Behind the Scenes Video 2014: Jayco Tough Frame

Behind the Scenes Video 2014: Jayco Tough Frame - Caravan World Australia

While much of the market sticks with the ‘timber frame, ribbed aluminium cladding’ style of construction, Jayco has developed its unique Tough Frame. The Jayco Tough Frame is a five-layer, vacuum-bonded ‘sandwich’, which comprises a strong, lightweight aluminium frame with polystyrene insulation, internal and external plywood, and finished with a high-gloss fibreglass on the outside.

Jayco recently extended the Tough Frame from walls to include roofs for Silverline caravans, which are now the only Jayco RVs to have a Tough Frame roof. All other RVs, including the Jayco Expanda, have Tough Frame walls and an insulated timber frame roof with a one-piece fibreglass skin.

MAKING THE TOUGH FRAME

Jayco Tough Frame walls are about 25mm thick, while the Silverline roofs are a bit thicker. The process to make each is virtually the same and workers here produce about 18 or 19 walls and nine roofs a day for the caravan line. Lengths of aluminium for the frame are pre-cut into appropriate lengths, laid out into shape and welded together. Ply blocks and high-density polystyrene insulation are added, before a computer-aided laser shows workers where to place pieces of galvanised plating. The gal plates are where the furniture will be screwed into later on the production line. Once the frame is assembled, the Tough Frames are moved into the temperature-controlled lamination room. The temperature in here remains the same year-round and is comfortingly warm in winter and cool in summer.

ASSEMBLING THE FRAME

The lamination room contains two huge vacuum presses, each capable of pressing three Tough Frames at a time.
The Tough Frames are assembled from bottom to top. First, a sheet of hail and dent-resistant, high-gloss fibreglass, which will form the outside finish of the wall, is laid out.
Next, a huge glue gun runs over the fibreglass, applying thin lines of glue, before it’s covered with 3mm plywood boards. More glue goes on, followed by the insulated aluminium frame and, finally, another layer of glue and more ply. This last layer of 3mm coated ply forms the interior surface of the wall – the part you see inside the van.

Even at this early point in the building process, each wall or roof going through lamination has already been assigned an order number for a particular caravan and, therefore, a customer. So individual specifications, such as the colour of the kitchen splashback, need to be known at this point, as they all require different colour pieces of ply.

Workers in the lamination room have just 9.5 minutes from the time the first layer of glue is laid to get the whole piece into the press. The Tough Frame ‘sandwich’ is bonded together by the vacuum press and the process takes about 25 minutes.
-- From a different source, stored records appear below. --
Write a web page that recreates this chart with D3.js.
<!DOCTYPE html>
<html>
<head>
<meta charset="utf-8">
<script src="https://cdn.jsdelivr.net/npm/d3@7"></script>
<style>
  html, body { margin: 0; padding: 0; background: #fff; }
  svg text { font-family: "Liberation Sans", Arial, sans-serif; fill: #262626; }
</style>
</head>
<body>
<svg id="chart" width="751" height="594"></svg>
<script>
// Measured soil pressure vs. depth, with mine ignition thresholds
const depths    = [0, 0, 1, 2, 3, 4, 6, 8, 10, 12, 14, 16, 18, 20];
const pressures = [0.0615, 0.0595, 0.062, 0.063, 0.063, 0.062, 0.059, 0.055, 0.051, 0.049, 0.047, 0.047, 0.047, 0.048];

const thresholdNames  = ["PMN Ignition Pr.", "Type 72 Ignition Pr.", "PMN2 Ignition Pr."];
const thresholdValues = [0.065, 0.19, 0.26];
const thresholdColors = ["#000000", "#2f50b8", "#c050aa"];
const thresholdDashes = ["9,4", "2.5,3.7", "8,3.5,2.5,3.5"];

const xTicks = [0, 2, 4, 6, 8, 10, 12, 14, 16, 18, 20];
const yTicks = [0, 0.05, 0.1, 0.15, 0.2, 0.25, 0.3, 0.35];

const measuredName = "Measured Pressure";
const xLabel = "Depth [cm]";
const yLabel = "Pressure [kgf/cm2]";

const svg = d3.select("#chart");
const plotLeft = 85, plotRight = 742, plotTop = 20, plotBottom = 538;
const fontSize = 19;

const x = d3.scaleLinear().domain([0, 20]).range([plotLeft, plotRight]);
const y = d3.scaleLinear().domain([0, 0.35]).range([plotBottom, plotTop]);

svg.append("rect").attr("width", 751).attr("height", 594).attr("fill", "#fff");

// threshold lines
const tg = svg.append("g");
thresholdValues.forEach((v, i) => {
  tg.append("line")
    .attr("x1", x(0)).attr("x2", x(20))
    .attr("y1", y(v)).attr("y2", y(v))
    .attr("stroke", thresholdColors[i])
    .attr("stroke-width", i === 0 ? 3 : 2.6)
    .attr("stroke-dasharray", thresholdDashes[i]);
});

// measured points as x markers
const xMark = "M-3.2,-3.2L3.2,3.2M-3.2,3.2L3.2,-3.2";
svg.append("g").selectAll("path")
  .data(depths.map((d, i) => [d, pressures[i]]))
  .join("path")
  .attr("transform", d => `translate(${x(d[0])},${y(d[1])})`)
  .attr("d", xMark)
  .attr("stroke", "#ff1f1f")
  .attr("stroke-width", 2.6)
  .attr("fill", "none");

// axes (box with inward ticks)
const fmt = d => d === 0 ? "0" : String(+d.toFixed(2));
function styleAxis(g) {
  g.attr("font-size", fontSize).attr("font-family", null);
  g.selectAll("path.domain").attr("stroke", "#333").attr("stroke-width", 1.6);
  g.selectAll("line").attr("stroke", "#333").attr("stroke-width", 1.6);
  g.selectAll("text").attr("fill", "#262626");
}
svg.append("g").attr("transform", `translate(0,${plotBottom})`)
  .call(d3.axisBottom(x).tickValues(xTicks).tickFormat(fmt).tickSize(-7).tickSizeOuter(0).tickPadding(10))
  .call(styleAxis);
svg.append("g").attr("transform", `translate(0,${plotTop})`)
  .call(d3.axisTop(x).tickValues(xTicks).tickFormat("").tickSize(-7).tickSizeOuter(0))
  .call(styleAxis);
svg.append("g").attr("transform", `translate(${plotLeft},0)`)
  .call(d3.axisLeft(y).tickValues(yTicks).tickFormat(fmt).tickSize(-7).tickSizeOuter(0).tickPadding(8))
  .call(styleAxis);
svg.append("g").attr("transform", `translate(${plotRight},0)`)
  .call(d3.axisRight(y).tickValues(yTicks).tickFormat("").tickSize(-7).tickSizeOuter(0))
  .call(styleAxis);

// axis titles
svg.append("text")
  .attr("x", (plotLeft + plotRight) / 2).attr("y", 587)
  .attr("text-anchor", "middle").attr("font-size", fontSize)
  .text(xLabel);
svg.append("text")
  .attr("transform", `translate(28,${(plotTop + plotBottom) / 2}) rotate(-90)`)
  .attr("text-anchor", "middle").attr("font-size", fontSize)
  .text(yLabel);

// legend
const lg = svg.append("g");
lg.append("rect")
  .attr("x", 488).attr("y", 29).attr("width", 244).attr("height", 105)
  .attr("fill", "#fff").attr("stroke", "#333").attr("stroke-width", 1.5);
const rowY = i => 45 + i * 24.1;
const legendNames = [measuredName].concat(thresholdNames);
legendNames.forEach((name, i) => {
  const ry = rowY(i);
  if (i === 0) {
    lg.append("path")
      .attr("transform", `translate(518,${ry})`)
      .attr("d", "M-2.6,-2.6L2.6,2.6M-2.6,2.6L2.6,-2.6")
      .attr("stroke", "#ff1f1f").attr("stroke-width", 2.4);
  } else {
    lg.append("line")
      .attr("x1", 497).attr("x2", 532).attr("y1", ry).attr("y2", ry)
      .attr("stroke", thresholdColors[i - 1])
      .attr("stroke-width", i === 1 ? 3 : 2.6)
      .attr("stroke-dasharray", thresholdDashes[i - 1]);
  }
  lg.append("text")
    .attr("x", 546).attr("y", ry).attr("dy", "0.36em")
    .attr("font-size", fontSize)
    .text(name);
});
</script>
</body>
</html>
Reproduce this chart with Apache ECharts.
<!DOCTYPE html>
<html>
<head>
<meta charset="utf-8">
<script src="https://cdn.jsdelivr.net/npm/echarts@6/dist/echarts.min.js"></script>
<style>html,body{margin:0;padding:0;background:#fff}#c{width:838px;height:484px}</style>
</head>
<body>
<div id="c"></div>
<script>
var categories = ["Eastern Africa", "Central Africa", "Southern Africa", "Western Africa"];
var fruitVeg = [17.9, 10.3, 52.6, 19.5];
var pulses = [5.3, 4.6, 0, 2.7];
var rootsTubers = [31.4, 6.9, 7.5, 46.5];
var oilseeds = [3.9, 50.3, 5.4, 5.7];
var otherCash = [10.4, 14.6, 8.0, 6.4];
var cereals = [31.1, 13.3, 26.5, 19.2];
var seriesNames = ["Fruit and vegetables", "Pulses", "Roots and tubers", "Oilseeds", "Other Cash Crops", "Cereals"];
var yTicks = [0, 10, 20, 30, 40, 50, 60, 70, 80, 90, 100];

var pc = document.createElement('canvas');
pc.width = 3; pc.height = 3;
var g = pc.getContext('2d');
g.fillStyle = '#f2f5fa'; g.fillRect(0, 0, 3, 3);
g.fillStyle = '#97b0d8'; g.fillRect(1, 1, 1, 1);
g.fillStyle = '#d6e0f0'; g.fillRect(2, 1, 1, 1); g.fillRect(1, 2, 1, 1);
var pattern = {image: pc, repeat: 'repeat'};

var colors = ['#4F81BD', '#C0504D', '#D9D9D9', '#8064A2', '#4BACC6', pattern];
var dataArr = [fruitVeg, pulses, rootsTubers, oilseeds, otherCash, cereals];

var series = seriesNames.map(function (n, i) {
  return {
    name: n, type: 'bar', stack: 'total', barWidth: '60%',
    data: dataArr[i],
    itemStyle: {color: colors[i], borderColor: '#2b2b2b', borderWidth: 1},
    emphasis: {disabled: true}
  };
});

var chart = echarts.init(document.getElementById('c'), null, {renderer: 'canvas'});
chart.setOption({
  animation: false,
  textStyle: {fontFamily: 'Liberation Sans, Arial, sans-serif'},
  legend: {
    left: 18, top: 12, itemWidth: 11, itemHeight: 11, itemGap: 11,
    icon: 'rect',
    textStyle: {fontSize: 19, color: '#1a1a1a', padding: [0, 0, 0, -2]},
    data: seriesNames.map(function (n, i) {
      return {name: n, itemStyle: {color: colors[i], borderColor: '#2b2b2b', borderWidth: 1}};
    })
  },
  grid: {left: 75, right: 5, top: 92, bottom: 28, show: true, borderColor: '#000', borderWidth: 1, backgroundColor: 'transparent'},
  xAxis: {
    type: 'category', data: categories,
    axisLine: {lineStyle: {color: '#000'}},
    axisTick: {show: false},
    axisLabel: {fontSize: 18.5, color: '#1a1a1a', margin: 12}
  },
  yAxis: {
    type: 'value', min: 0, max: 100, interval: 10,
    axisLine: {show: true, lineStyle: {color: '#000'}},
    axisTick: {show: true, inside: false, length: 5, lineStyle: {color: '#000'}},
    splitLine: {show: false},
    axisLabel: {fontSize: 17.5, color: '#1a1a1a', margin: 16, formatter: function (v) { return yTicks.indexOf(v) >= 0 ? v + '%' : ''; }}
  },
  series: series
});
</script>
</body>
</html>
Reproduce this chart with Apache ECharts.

The Tough Frame then rolls out the other side of the press and is lifted by a large suction machine and stacked on a pile, before it’s moved to a routing table. Here, a computer numerical control (CNC) router cuts out all the apertures for the windows, doors, roof hatches, air-conditioner, vents, external bins, and, in the case of the Expanda Outback and other slide-out models, the large offside slide-out.

Workers then use a hand router to trim around the edges of the Tough Frame before stacking it again, ready to be moved onto the production line. 

WALLS GO UP

Once on the production line, Jayco’s tinted, Euro-style, push-out windows are fitted to the Tough Frame walls, as well as the protective aluminium checkerplate down the sides of the walls which comes with the Outback pack. The wheels arches are also cut away at this point.

The walls are then ready to be loaded onto the chassis. This is done with the help of an overhead suction system, which helps lift the walls into place. The walls are held in place with clamps and screwed to the chassis.

Further along the line, the Expanda gets its roof. The first step is a timber frame, which is built from scratch on the production line and lifted directly onto the van – all in under 45 minutes. From there, the van is moved further along the line to a gantry, where the final touches to the roof’s construction are made.

This includes lots of electrical wiring for things such as lights, the air-conditioner and solar panel. Following that, fibreglass insulation is laid, covering every inch of the frame, followed by another layer of ply, which is stapled to the frame.

Finally, the one-piece fibreglass skin can be rolled out, glued and stapled down, before a hand-router is used to cut the apertures for the roof hatches and air-conditioner, which are then installed. Later down the line, moulded fibreglass front and rear panels are added to the vans.